Tips for investors in current market conditions
The stock markets touched the magical figures of 6,000 on the Nifty and 20,000 on the Sens*x last week. The mood this time around was one of caution with individual investors busy reducing their stock portfolios. The euphoria was missing due to the fear that the markets will come crashing down again.
The last time they were at 20,000 - sometime in December 2007 - individual investors we desperate to get in. Mutual funds were drawing net positive inflows of around Rs 3,000-5,000 crores from individual investors.
Today, at 20,000, there are net outflows everyday and the domestic financial institutions have net sell figures of Rs 3,000-5,000 crores on the negative side, indicating heavy withdrawals.
However, such caution and skepticism are healthy signs in a bull market. The Sens*x is valued at just 19 times the estimated earnings, compared with a high of about 24 times when the measure reached its record in January 2008. Even though the valuations are not cheap they are not too stretched either.
This has led to a reduction in margin of safety while purchasing stocks for investments. In this bull run, sectors such as banking, FMCG and auto that have led this market to 20,000 are trading at all-time highs.
These sectors form a very significant part of the index basket and as long as they continue to perform there is very little threat of a very sharp decline in the stock markets.
According to analysts, liquidity flows to India will continues as a part of 'new normal'. In the new normal, a sharply-polarised world with deflation or near deflation in the western world and a strong growth, albeit inflationary, in emerging markets exists, they say, where it becomes necessary to invest in the emerging markets to hedge against deflation.

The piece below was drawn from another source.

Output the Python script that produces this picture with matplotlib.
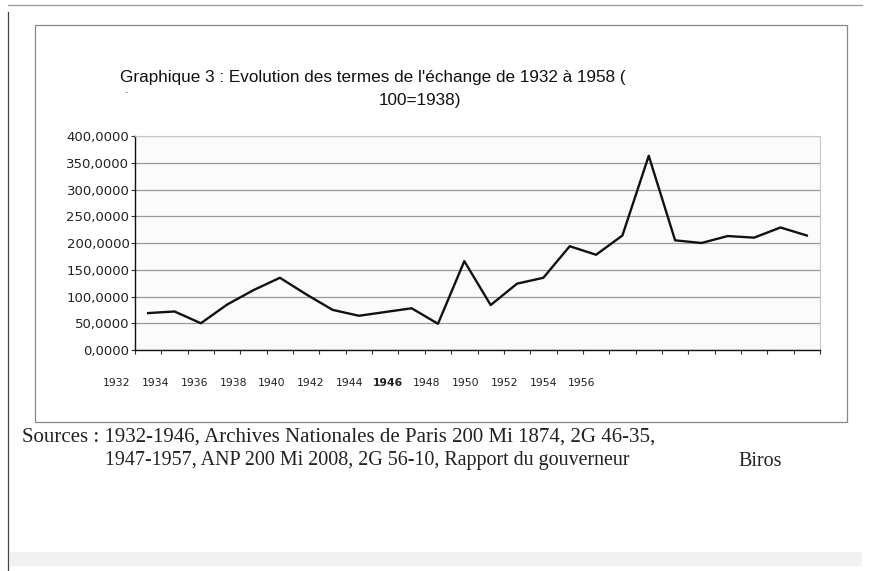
import matplotlib.pyplot as plt
from matplotlib.patches import Rectangle
from matplotlib.lines import Line2D

# terms of trade index, 100 = 1938 (one value per year)
years = list(range(1932, 1958))
values = [69, 72, 50, 85, 112, 135, 104, 75, 64, 71, 78, 49,
          166, 84, 124, 135, 194, 178, 214, 363, 205, 200, 213, 210, 229, 214]
year_labels = ["1932", "1934", "1936", "1938", "1940", "1942", "1944",
               "1946", "1948", "1950", "1952", "1954", "1956"]
yticks = [0, 50, 100, 150, 200, 250, 300, 350, 400]

W, H = 870, 571


def fx(px):
    return px / W


def fy(py):
    return 1 - py / H


fig = plt.figure(figsize=(W / 100, H / 100), dpi=100)
fig.patch.set_facecolor("white")

# page border lines and the chart frame
fig.add_artist(Line2D([fx(8), fx(8)], [fy(12), fy(571)], color="#444444", lw=0.9))
fig.add_artist(Line2D([fx(8), fx(862)], [fy(5), fy(5)], color="#999999", lw=0.9))
fig.add_artist(Rectangle((fx(35), fy(422)), fx(847) - fx(35), fy(25) - fy(422),
                         fill=False, edgecolor="#888888", lw=0.9))
fig.add_artist(Rectangle((fx(10), fy(566)), fx(862) - fx(10), fy(552) - fy(566),
                         facecolor="#f1f1f1", edgecolor="none"))

ax = fig.add_axes([fx(135), fy(350), fx(820) - fx(135), fy(136) - fy(350)])
ax.set_facecolor("#fbfbfb")

x = list(range(len(years)))
ax.plot(x, values, color="#111111", lw=1.7, zorder=3)

ax.set_xlim(-0.5, len(years) - 0.5)
ax.set_ylim(0, 400)
ax.set_yticks(yticks)
ax.set_yticklabels([f"{v},0000" for v in yticks], fontsize=9.5, family="DejaVu Sans",
                   color="#222222")
ax.yaxis.grid(True, color="#9a9a9a", lw=0.9)
ax.set_axisbelow(True)

# tick marks on category boundaries, labels drawn separately (shifted as in the scan)
ax.set_xticks([i - 0.5 for i in range(len(years) + 1)])
ax.set_xticklabels([])
ax.tick_params(axis="x", length=3, width=0.8, color="#333333")
ax.tick_params(axis="y", length=3, width=0.8, color="#333333", pad=1)

for s in ["left", "bottom"]:
    ax.spines[s].set_color("#111111")
    ax.spines[s].set_linewidth(1.0)
for s in ["top", "right"]:
    ax.spines[s].set_color("#c8c8c8")
    ax.spines[s].set_linewidth(0.8)

lab_start = (117 - 135) / 685
lab_step = (582 - 117) / 685 / (len(year_labels) - 1)
for i, lab in enumerate(year_labels):
    ax.text(lab_start + i * lab_step, -0.155, lab, transform=ax.transAxes,
            ha="center", va="center", fontsize=7.8, family="DejaVu Sans",
            color="#222222", fontweight="bold" if lab == "1946" else "normal")

# title
fig.text(fx(120), fy(78), "Graphique 3 : Evolution des termes de l'échange de 1932 à 1958 (",
         ha="left", va="center", fontsize=12.3, family="Liberation Sans", color="#111111")
fig.text(fx(420), fy(101), "100=1938)", ha="center", va="center", fontsize=12.3,
         family="Liberation Sans", color="#111111")
fig.text(fx(127), fy(90), ".", ha="center", va="center", fontsize=8, color="#222222")

# sources
fig.text(fx(22), fy(437), "Sources : 1932-1946, Archives Nationales de Paris 200 Mi 1874, 2G 46-35,",
         ha="left", va="center", fontsize=15, family="Liberation Serif", color="#222222")
fig.text(fx(105), fy(461), "1947-1957, ANP 200 Mi 2008, 2G 56-10, Rapport du gouverneur",
         ha="left", va="center", fontsize=14.4, family="Liberation Serif", color="#222222")
fig.text(fx(738), fy(461), "Biros", ha="left", va="center", fontsize=14.4,
         family="Liberation Serif", color="#222222")

fig.savefig("out.png", dpi=100)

This is also called deflation trade. There is some consensus among market participants that a fundamental rebalancing of the global economy is taking place from developed to emerging markets.
With the US Fed acknowledging the slowing of growth in the US, deflation hedging could become more prevalent. The second round of quantitative easing could also increase the liquidity surge to India.
One important takeaway from this year's market is that it has rewarded handsomely all companies that have performed well and has duly punished those that have slacked in earnings growth and performance.
The market has rewarded good performance, and more importantly, those who have respected their equity. Never have markets been so focused on performance metrics and paid such a good price for performance.
It was a dream year for analysts and stock-pickers to demonstrate their alphagenerating capabilities.